When asked last month about what her experience had been like, she couldn’t remember where she’d been in the 10 days since the All-Star Game in Charlotte, N.C.
““I can say I went to ... um ... I went to ... oh, no. I went to — I was supposed to go into Milwaukee, but my flight was canceled. Then I ended up going to Memphis the next day," she said, slowly. "The next day ... I was in Miami for three days, and then I went back to Charlotte. Coming up, I go to California for two days, Utah for another day, back to California for the next day, Portland the next day.”
Now that she’s a coach, her frequent-flyer days are over.
She’ll travel with the team and work with young guards Zhaire Smith and Shake Milton. It is not her first foray into coaching men: She was on the Raptors’ bench in the 2015 summer league, when Hammon led the Spurs to the summer league title. Harding also spent part of the Raptors’ 2015 training camp with them in Vancouver.

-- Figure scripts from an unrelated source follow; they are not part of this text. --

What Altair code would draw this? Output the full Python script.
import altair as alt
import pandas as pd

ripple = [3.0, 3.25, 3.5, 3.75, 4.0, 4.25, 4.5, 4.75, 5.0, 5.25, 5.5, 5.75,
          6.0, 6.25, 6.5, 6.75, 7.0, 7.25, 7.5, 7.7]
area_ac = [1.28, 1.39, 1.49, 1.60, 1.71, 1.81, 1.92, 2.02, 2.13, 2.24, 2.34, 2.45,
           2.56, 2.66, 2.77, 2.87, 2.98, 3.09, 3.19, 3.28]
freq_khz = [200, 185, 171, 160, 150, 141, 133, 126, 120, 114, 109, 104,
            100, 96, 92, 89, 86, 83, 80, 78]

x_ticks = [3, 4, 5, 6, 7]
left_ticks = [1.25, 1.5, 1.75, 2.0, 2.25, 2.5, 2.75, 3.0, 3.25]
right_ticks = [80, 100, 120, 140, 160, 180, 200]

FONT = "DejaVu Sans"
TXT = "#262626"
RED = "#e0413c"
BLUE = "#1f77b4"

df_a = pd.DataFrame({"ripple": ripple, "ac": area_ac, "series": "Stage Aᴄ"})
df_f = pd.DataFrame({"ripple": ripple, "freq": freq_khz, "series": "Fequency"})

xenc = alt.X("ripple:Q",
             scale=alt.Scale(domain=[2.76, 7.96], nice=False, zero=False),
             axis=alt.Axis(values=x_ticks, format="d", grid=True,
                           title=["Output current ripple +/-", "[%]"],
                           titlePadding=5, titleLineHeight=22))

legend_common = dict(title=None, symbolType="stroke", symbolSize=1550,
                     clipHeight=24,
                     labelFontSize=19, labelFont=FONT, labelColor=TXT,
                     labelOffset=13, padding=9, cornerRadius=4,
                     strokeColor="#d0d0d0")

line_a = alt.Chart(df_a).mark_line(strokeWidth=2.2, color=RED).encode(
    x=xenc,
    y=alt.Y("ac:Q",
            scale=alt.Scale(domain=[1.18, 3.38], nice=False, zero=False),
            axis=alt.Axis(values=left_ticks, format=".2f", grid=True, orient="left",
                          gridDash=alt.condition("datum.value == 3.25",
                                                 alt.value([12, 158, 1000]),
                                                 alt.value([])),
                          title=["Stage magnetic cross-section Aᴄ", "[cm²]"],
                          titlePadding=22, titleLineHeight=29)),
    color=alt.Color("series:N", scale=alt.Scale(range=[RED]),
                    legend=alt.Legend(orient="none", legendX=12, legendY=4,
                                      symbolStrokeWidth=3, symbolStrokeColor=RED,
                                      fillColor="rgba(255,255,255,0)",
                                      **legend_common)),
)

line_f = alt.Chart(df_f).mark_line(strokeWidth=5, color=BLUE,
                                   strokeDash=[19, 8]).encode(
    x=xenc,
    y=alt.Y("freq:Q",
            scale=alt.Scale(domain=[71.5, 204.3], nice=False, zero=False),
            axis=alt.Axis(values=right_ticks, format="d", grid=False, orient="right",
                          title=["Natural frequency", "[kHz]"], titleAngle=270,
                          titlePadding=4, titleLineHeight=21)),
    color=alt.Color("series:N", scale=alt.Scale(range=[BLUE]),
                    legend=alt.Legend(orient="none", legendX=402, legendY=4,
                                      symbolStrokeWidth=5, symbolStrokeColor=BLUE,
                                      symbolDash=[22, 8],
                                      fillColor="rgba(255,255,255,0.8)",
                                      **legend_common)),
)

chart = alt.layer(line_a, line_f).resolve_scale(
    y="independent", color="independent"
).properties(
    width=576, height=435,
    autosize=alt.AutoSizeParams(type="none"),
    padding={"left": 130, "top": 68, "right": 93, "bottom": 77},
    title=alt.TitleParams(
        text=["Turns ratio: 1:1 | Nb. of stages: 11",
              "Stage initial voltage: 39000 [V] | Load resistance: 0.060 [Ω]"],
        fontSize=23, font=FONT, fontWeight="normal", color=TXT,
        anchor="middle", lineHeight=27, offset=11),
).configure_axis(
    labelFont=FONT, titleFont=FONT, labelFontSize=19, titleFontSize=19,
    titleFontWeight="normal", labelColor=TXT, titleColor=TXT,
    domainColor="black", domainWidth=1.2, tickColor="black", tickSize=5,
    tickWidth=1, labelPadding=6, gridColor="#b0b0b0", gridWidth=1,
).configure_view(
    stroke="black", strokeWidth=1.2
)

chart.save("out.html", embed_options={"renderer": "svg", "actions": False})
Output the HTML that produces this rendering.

“It was kind of, like, I can do this!” Harding said, her face, framed by a cloud of tightly pulled-back hair, suddenly illuminated by a rare, brilliant smile.
But she wasn’t sure if she wanted to coach when she stopped playing. That’s why she chose the Sixers.
“The feeling here, the vibe, the support, growth — the belief in me. Knowing that I know the game," Harding said. "Respecting my path and everything that I’ve done.”
Does that path include recommending this season’s trades for Jimmy Butler, Tobias Harris, and Boban Marjanovic?
“That’s exactly what I do. I wrote reports on these guys,” said Harding, who will focus on as many as three or four players per game. “I was asked questions about my thoughts, considering my experience.”
But outside the Sixers organization, not everyone has that level of respect.
She hears the whispers: How can a female scout evaluate men?
She pauses. She chooses her words carefully.
“Basketball’s basketball. Shooting form. The way they cut. You’re looking exactly at the same things," she said. “You take a deeper dive. Why is he a good shooter? What does his form look like? Is he balanced all the time? Do you think they have the ability to improve? Are they a good on-ball defender? Are they a good help-side? Are they good at closing out? Are they good at pressure defense? Can he help us out in our system?”
She’s becoming irritated at having to justifying herself. Again.
“You ask a male scout to scout a women’s game, they’re not going to look at anything differently,” Harding said. "How many scouts even played professionally? How many coaches?”
OK. Touché.
The reality is, Harding does face differences in her job — differences men don’t have to worry about.
“Simple stuff,” Brand said. “For example, when she goes on the road, we’ll make sure she has a place in the arena to change from her sweats, when she’s working out players before the game, into whatever she wears for the game. Not every arena is prepared for that.”
As a scout, picking up her pass became a point of delight in a weird way, especially when a woman was working the door:
“They would look in the media pile and wouldn’t see my name. I’d say, ‘I’m a scout.’ "
Inevitably, the woman’s eyes would grow wide: “Oh. My. God. I’ve never seen a woman scout before!”
Inevitably, Harding would feel the chills and the gravity of how important what she was doing for the women who came before her, who work with her, and who will come after her.
“It makes me smile,” she said. “As many years as they’ve done that job, and they see me come through — I think it’s great.
“That,” she said, “makes me feel proud.”